The Night I Drove Freeman Home
By Tom Sheehan
I had heard Freeman Frank read his piece, “Anonymous,” and was liberated from my hopes of finding the special touch that I heard from him. Something about him said Maine: sharp, to the point, undressed prose that lived, like the directions you get from a side road walker Downeast. Freeman had come straight at me as if he were saying, Listen to me, son, this is the way it’s done.
We had been at Out Loud Open Mike’s meeting at Beebe Estates and went into slick wind’s patches of ice and snow. Travel, over such a short distance to my car, was treacherous to the man with an aluminum walker. I did not know what he was tolerating, measuring, or casting aside to be out on such a night to hear poets and writers read, to allow his own voice to brighten the walls, pause, brighten a few hearts, knock me on my butt.
I reveled in the drive to his home, wondering what I’d do if the car failed on such a night, listening to his speech the way it spun out with likely pauses, the way punctuation’s known. He could highlight a stressed point with the most deliberate pause, as if the 40-year old debating coach techniques of high school teaching were being employed. Freeman could make you sit up and wait for his next pronouncement; it was like a silent clarion call, that caesura of his, that singular pause, that finger pointed right at your eyes, saying, Heed me. Truth is here. When you go your way, make sure you bring some of me.

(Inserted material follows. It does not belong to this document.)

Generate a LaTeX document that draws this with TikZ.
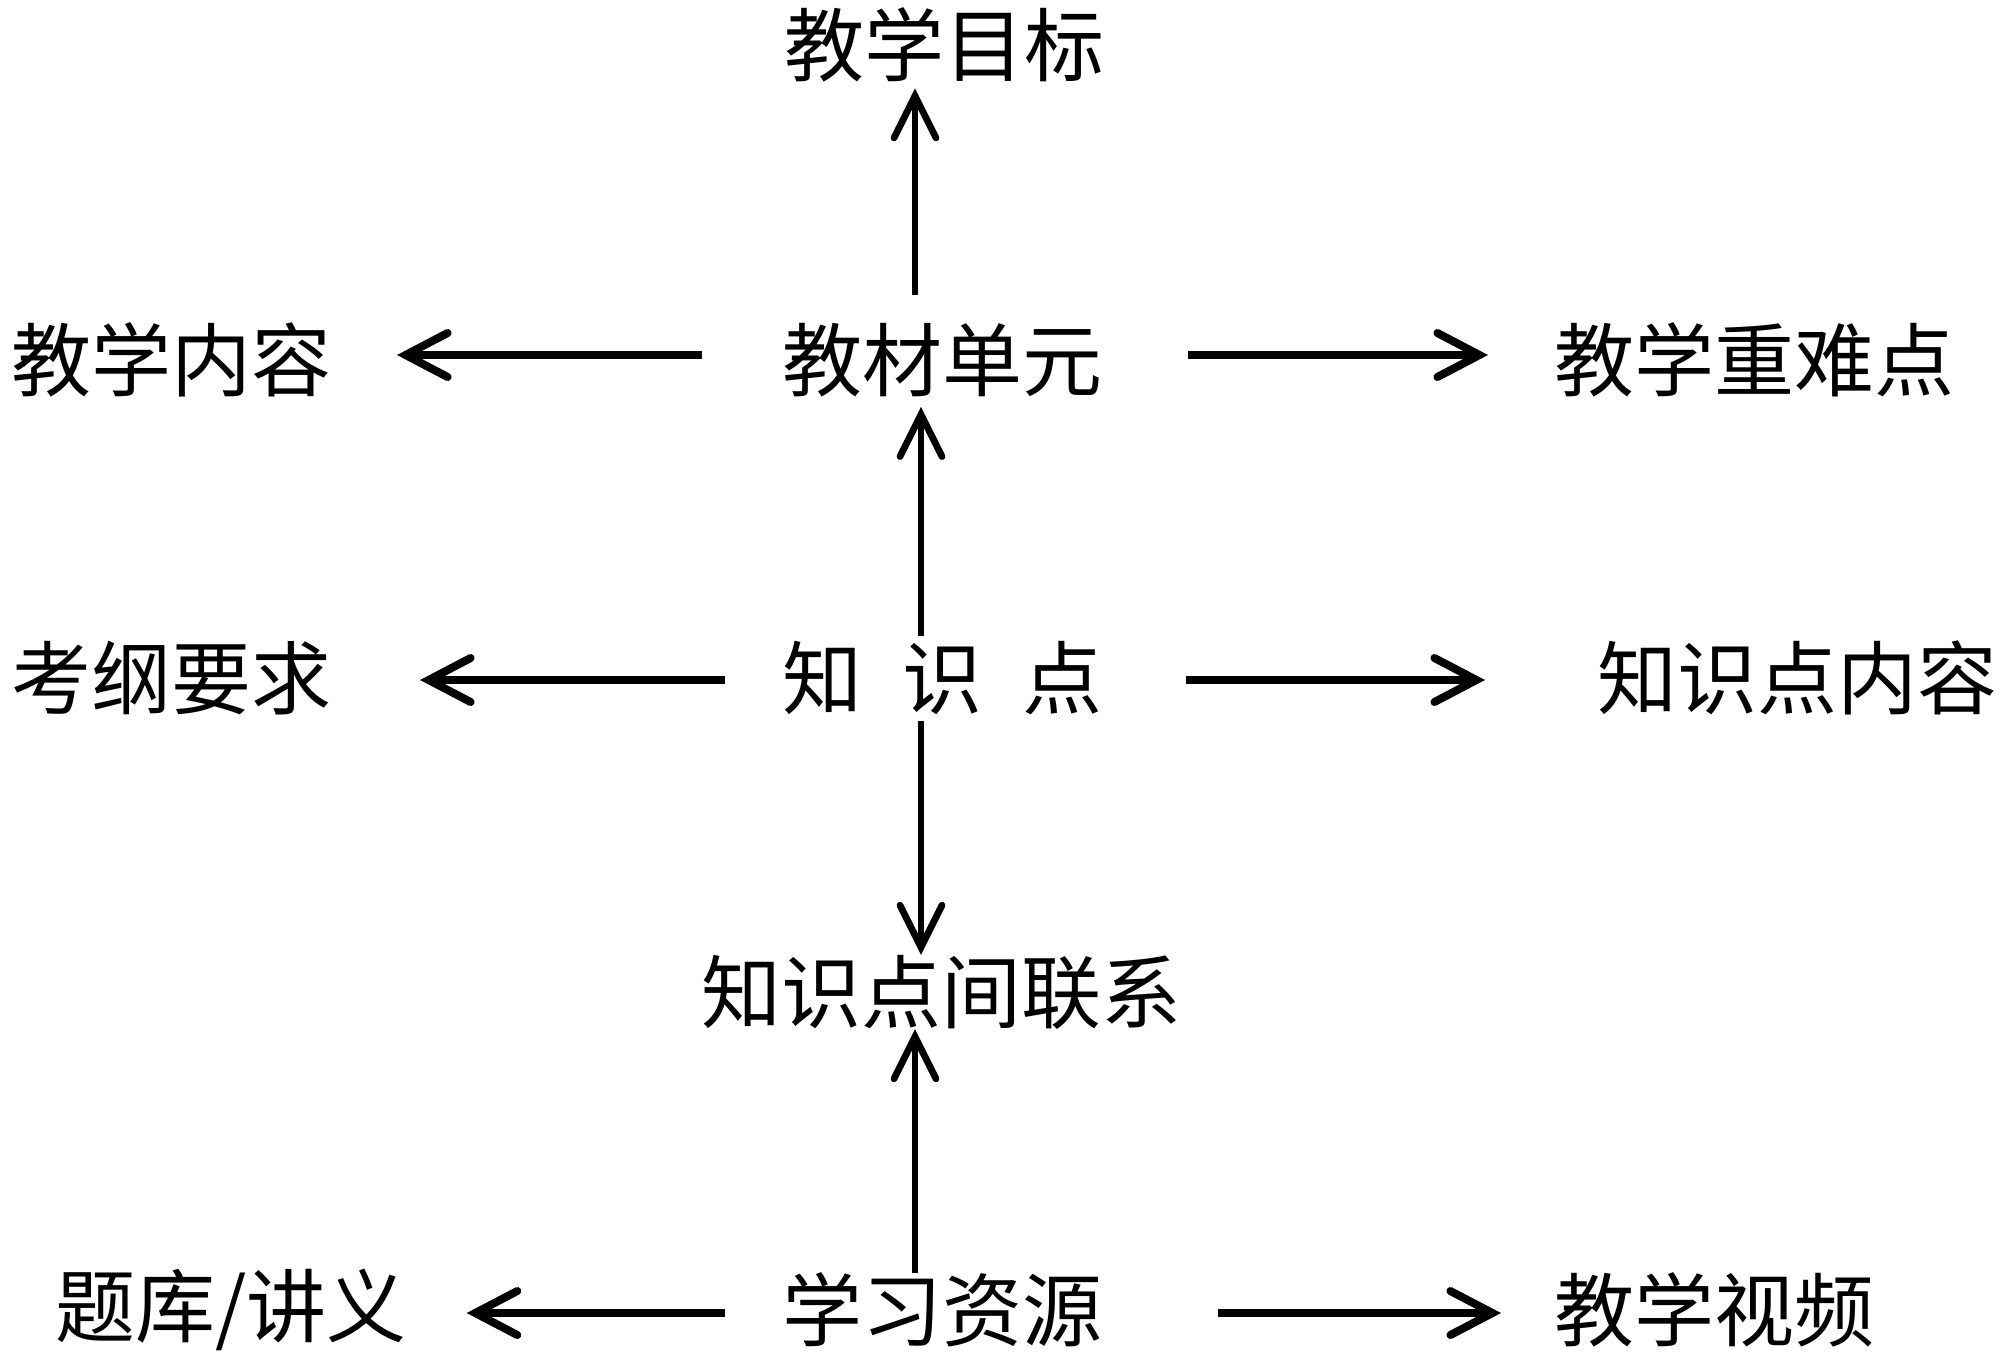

You’re damned right, Freeman.
I helped him from the car, his arms strong from the body lifting he was now used to. A man of short words, plain words, for sure. “Anonymous” kept coming back to me, bare boards in the wind, as clear as a Downeast lake in a winter wind, sheer as ice, how it later lit up the pages of the Wolf Moon Press Journal (Nov/Dec 2006).
I dared to ask him to write reviews or critiques of two of my books.
“I will,” he said, in short order. He did.
On the way home, after meeting his wife, Sally, after his setting himself down in his chair, Sally and him alone again with Time and Pain and utter Truth, I tried again to…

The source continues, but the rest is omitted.